Isis forced children 'to cut body parts from captured combatants' in Mosul
Harrowing stories are emerging from the newly-liberated city Mosul after it's recapture.
Isis militants forced children in the embattled city of Mosul to cut off body parts from captured combatants, say survivors of their brutal regime.
Mosul, in northern Iraq, has been the scene of ferocious fighting since Kurdish forces and the Iraqi army began an assault on the largest city under Isis control in October last year.
Australian news network SBS produced a programme called 'Dateline' which highlighted some of the horrific treatment children have had to endure.
Five-year-old Shadi, his older sister Hadya, eleven, and their brother Fadi, 9, are among those displaced.
"He came along and said, 'You cut off a foot, you cut off an arm, and you slash his face with a knife,'" Hadya explained. "[He said] 'Otherwise I'll take you away from your mother and kill you all.'"

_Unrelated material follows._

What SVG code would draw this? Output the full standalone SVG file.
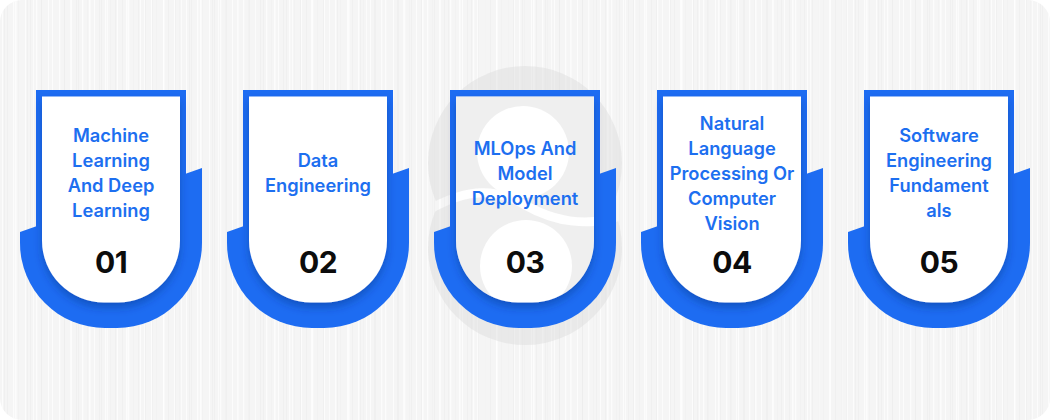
<svg xmlns="http://www.w3.org/2000/svg" xmlns:xlink="http://www.w3.org/1999/xlink" width="1050" height="420" viewBox="0 0 1050 420">
  <defs>
    <style>
      .title { font-family: Inter, "Noto Sans", "Liberation Sans", sans-serif; font-weight: 600; font-size: 18.3px; fill: #1d6ff0; text-anchor: middle; }
      .num { font-family: Inter, "Noto Sans", "Liberation Sans", sans-serif; font-weight: 700; font-size: 30px; fill: #0c0c0c; text-anchor: middle; letter-spacing: -0.5px; }
      .blue { fill: #1d6cf2; }
      .white { fill: #ffffff; }
    </style>
    <pattern id="streakA" width="23" height="420" patternUnits="userSpaceOnUse">
      <rect x="2" y="0" width="0.8" height="420" fill="#ffffff" opacity="0.9"/>
      <rect x="7" y="0" width="0.5" height="420" fill="#eaeaea"/>
      <rect x="13" y="0" width="1.2" height="420" fill="#fcfcfc"/>
      <rect x="18" y="0" width="0.4" height="420" fill="#ececec"/>
    </pattern>
    <pattern id="streakB" width="37" height="420" patternUnits="userSpaceOnUse">
      <rect x="4" y="0" width="0.4" height="420" fill="#e8e8e8"/>
      <rect x="15" y="0" width="1.5" height="420" fill="#ffffff" opacity="0.7"/>
      <rect x="27" y="0" width="0.5" height="420" fill="#ebebeb"/>
      <rect x="33" y="0" width="1" height="420" fill="#fbfbfb"/>
    </pattern>
    <clipPath id="bgclip">
      <rect x="0" y="0" width="1050" height="420" rx="22" ry="22"/>
    </clipPath>
    <filter id="shadow" x="-30%" y="-20%" width="160%" height="150%">
      <feDropShadow dx="0" dy="5" stdDeviation="4" flood-color="#0a2f7a" flood-opacity="0.4"/>
    </filter>
    <path id="ushape" d="M20,232 L202,168 L202,243 A85,85 0 0 1 117,328 L105,328 A85,85 0 0 1 20,243 Z"/>
    <rect id="toprect" x="36" y="90" width="150" height="160"/>
    <path id="whitecard" d="M42,96.5 H180 V240.5 A62,62 0 0 1 118,302.5 H104 A62,62 0 0 1 42,240.5 Z"/>
    <mask id="wmmask" maskUnits="userSpaceOnUse" x="0" y="0" width="1050" height="420">
      <rect x="0" y="0" width="1050" height="420" fill="#fff"/>
      <circle cx="523" cy="152" r="46" fill="#000"/>
      <circle cx="526" cy="266" r="46" fill="#000"/>
      <path d="M425,212 C470,185 500,190 525,205 C555,222 590,228 625,214" fill="none" stroke="#000" stroke-width="9"/>
    </mask>
    <g id="watermark" mask="url(#wmmask)">
      <g opacity="0.45">
        <circle cx="525" cy="163" r="97" fill="#dcdcdc"/>
        <circle cx="525" cy="248" r="97" fill="#dcdcdc"/>
      </g>
    </g>
    <clipPath id="c3clip">
      <use xlink:href="#whitecard" href="#whitecard" transform="translate(414,0)"/>
    </clipPath>
  </defs>

  <g id="background" clip-path="url(#bgclip)">
    <rect x="0" y="0" width="1050" height="420" fill="#f5f5f5"/>
    <rect x="0" y="0" width="1050" height="420" fill="url(#streakA)"/>
    <rect x="0" y="0" width="1050" height="420" fill="url(#streakB)"/>
    <use xlink:href="#watermark" href="#watermark"/>
  </g>

  <g id="connectors"></g>

  <g id="card-01" transform="translate(0,0)">
    <use xlink:href="#ushape" href="#ushape" class="blue"/>
    <use xlink:href="#toprect" href="#toprect" class="blue"/>
    <use xlink:href="#whitecard" href="#whitecard" class="white" filter="url(#shadow)"/>
    <text class="title" x="111" y="142.2">Machine</text>
    <text class="title" x="111" y="167.2">Learning</text>
    <text class="title" x="111" y="192.2">And Deep</text>
    <text class="title" x="111" y="217.2">Learning</text>
    <text class="num" x="111" y="272.7">01</text>
  </g>

  <g id="card-02" transform="translate(207,0)">
    <use xlink:href="#ushape" href="#ushape" class="blue"/>
    <use xlink:href="#toprect" href="#toprect" class="blue"/>
    <use xlink:href="#whitecard" href="#whitecard" class="white" filter="url(#shadow)"/>
    <text class="title" x="111" y="167.2">Data</text>
    <text class="title" x="111" y="192.2">Engineering</text>
    <text class="num" x="111" y="272.7">02</text>
  </g>

  <g id="card-03">
    <g transform="translate(414,0)">
      <use xlink:href="#ushape" href="#ushape" class="blue"/>
      <use xlink:href="#toprect" href="#toprect" class="blue"/>
      <use xlink:href="#whitecard" href="#whitecard" class="white" filter="url(#shadow)"/>
    </g>
    <g clip-path="url(#c3clip)">
      <use xlink:href="#watermark" href="#watermark"/>
    </g>
    <g transform="translate(414,0)">
      <text class="title" x="111" y="154.7">MLOps And</text>
      <text class="title" x="111" y="179.7">Model</text>
      <text class="title" x="111" y="204.7">Deployment</text>
      <text class="num" x="111" y="272.7">03</text>
    </g>
  </g>

  <g id="card-04" transform="translate(621,0)">
    <use xlink:href="#ushape" href="#ushape" class="blue"/>
    <use xlink:href="#toprect" href="#toprect" class="blue"/>
    <use xlink:href="#whitecard" href="#whitecard" class="white" filter="url(#shadow)"/>
    <text class="title" x="111" y="129.7">Natural</text>
    <text class="title" x="111" y="154.7">Language</text>
    <text class="title" x="111" y="179.7">Processing Or</text>
    <text class="title" x="111" y="204.7">Computer</text>
    <text class="title" x="111" y="229.7">Vision</text>
    <text class="num" x="111" y="272.7">04</text>
  </g>

  <g id="card-05" transform="translate(828,0)">
    <use xlink:href="#ushape" href="#ushape" class="blue"/>
    <use xlink:href="#toprect" href="#toprect" class="blue"/>
    <use xlink:href="#whitecard" href="#whitecard" class="white" filter="url(#shadow)"/>
    <text class="title" x="111" y="142.2">Software</text>
    <text class="title" x="111" y="167.2">Engineering</text>
    <text class="title" x="111" y="192.2">Fundament</text>
    <text class="title" x="111" y="217.2">als</text>
    <text class="num" x="111" y="272.7">05</text>
  </g>
</svg>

"We were scared to refuse, we were each given a machete. I had to cut his hand off. I did it." [Fadi] had to cut his feet off. Shadi had to cut his face with a knife."
According to the children, the injured man died: "when Shadi stabbed him in the eye."
The report said that an advert placed on an online jihadi marketplace outlined the treatment some children faced in the so-called Caliphate.
"Deflowered slave for sale, age 13," the advert reportedly read. "Body: slim, tall. Price: $9,000."
The network also spoke to child soldier, Ayad, 12, who spoke of his training and life as a so-called 'Cub of the Caliphate'.
He said: "We were woken up at 4am. We had to wash and pray. After prayers, we had to read the Koran and then came training. We were taught to plant explosives.
"They said that with bombs, your first mistake would be your last. They'd beat us with electric cable if we didn't learn our lessons. They fired close to our feet to make us run faster."
Once a city of 1.5m people, three years after Mosul was overran by the jihadists, the United Nations (UN) says that the humanitarian crisis has seen more than 897,000 people displaced from the city.
It is believed it may take years for the residents to return due to "extensive damage caused during the conflict."
Amnesty International have reported that the extremists used civilians as human shields and hung bodies from electricity pylons to warn others attempting to flee, while airstrikes from above have blown the city apart.
On Sunday (9 July) Iraq's Prime Minister Haider al-Abadi declared "total victory" over Isis in a visit to the city to congratulate troops.